Unless the person agreed to take the potion themselves. Then dub-con.
Edited Date: February 9th, 2011 01:47 pm (UTC)

Date: February 9th, 2011 11:21 pm (UTC)From: [identity profile] fire-everything.livejournal.com
The WIP I'm writing contains (in an as yet unposted chapter) the exact sort of love-potion scenario you've described, and I had the very same internal dialogue with myself about the warning I should use. My gut response was to go with dub-con, and after duly consulting my feminist bona fides on the subjects of rape and sexual consent, I stuck with my original impulse.

In my fic, amortentia is pretty much used as wizarding rohypnol, so how could I have had this gut response? Partly because - without getting too spoiler-y - the amortentia contains one particular ingredient that creates a small but real degree of doubt about the non-ness of the consent. Partly because the amortentia is a non-standard, experimental brew, and the brewer is half-convinced it won't work (and scared half-shitless when it does). And partly, I suppose, because using "non-con" would have reduced the complex and conflicted emotions of two sympathetic characters to something hopelessly black and white. As schemingreader suggested, I know the characters' minds and thus felt justified in calling it what I did. I'm betting there are similar factors at work in your fic.

Honestly, there are shades of gray in real-life scenarios of sexual coercion too - and as my choice of words implies, I don't think all sexual coercion is rape, pure and simple. Though it doesn't make one offense less serious or less punishable than the other, I do think there are legally meaningful distinctions between giving someone a roofie and physically forcing sex on them, and there ought to be a space in which it's safe to acknowledge that without giving comfort to the enemy (or being accused of so doing). As for the attempted "redefinition of rape" in the House, its authors were only interested in using it as a legal bludgeon against the funding of "undeserving" abortion-seekers, in which guise it was bullshit on its face. Once it became clear how much more complicated it is to implement hairsplitting judginess in courts of law than it is in a God-fearing Christian mind, they lost interest in such distinctions right quick. People in fandom will on the whole be less intellectually lazy AND better able to practice nuanced thinking for nonjudgy purposes, I'm guessing.

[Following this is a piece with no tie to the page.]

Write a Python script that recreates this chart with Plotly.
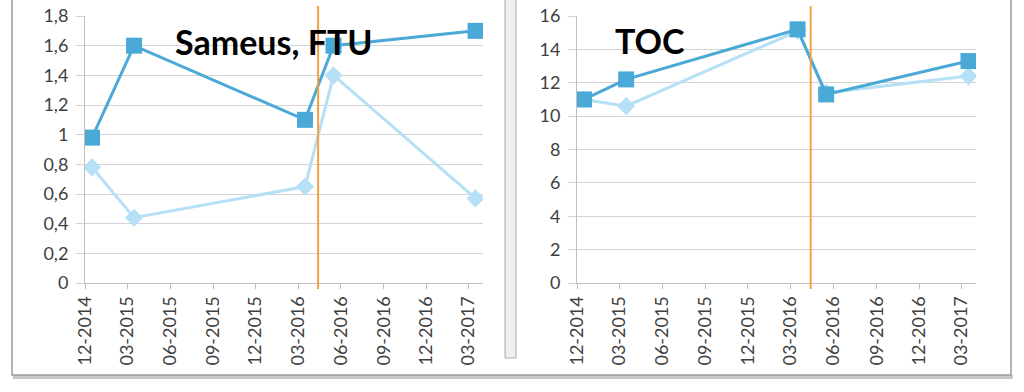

All of which is to say that I don't think you're an asshole for wondering about the ambiguity of consent out loud. Though perhaps I'll be electronically tarred and feathered and have my feminist license revoked when my amortentia chapter is finally posted. :(

Date: February 10th, 2011 11:06 am (UTC)From: [identity profile] sunlit-music.livejournal.com
If the subject is using the potion of their own free will (and know all of the potion's effects on them), then there's nothing wrong going on. But if the subject doesn't know how the potion can affect them, then it's non con, and I'd call that rape).